Over the past few months, we’ve been working with a group of small and medium-sized businesses testing a new approach to understanding and improving their relationship with nature.
What’s emerging is a clear message: SMEs genuinely want to take action for nature — but they need clarity, credibility, and a framework that fits their scale.
Key Insights
When the process is practical, plain-spoken, and rooted in their own operations, something clicks. Business owners begin to see nature not as a CSR add-on, but as part of how they create value and manage risk.
Across participants, three patterns stood out:
1. Clarity unlocks confidence. When complex biodiversity ideas are translated into simple, relevant language — “why this matters” and “what good looks like” — people lean in rather than tune out.

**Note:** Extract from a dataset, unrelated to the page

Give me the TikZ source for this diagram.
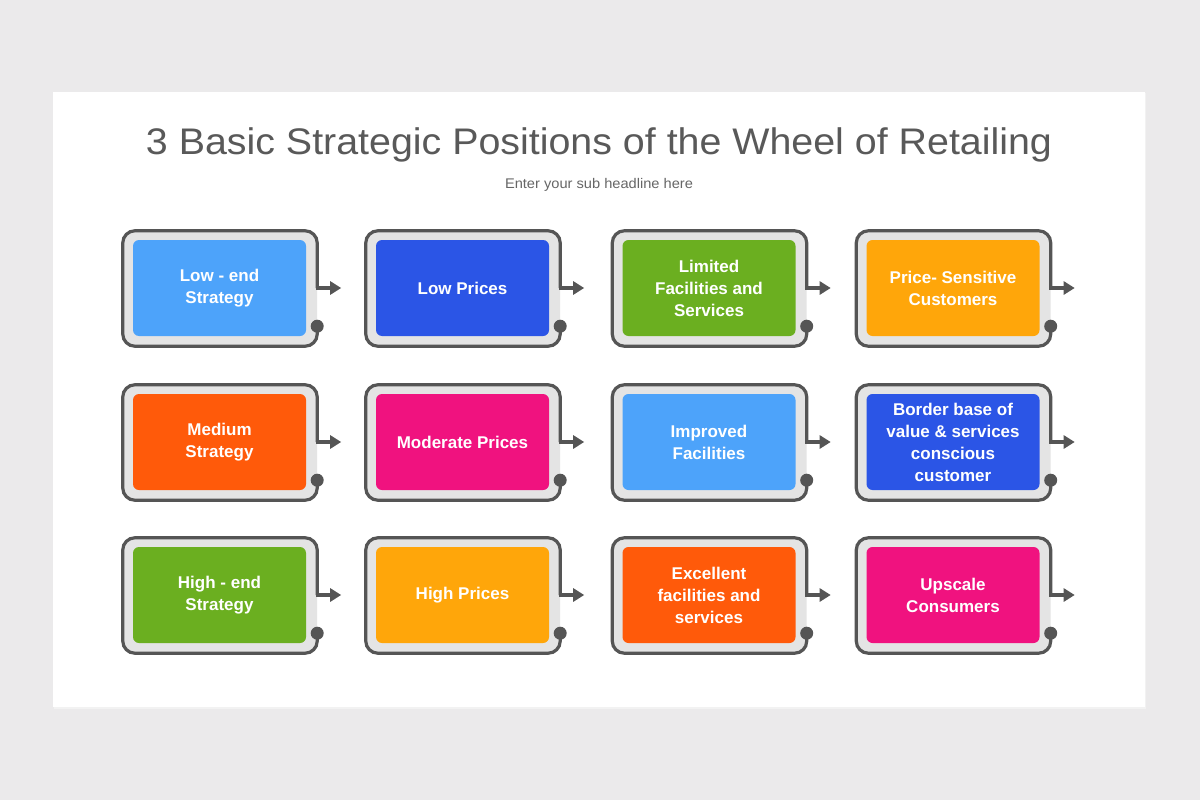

2. Proportionate expectations sustain engagement. When actions are framed as achievable, not aspirational, even time-poor SMEs start making real changes — from small site-level improvements to reviewing how they source materials or engage suppliers.
3. Collaboration multiplies impact. Many small businesses want to be part of something bigger — whether that’s joint recognition schemes with their suppliers, shared tracking and learning, or collective contributions to local nature projects. Acting together makes their efforts more visible, credible, and motivating.
The Bigger Picture
These early findings hint at something powerful: SMEs represent the untapped majority of nature-positive potential. They’re ready to move — but only if we make the path visible, remove administrative barriers, and celebrate genuine progress over polished reporting.
As frameworks evolve under the Global Biodiversity Framework, CSRD/VSME, and TNFD, it’s vital that smaller businesses aren’t left behind. Simpler doesn’t mean superficial; it means accessible, consistent, and behaviour-shifting.
This work is showing that when we meet SMEs where they are — with practical steps, plain language, and proportionate asks — they move further and faster than anyone expects.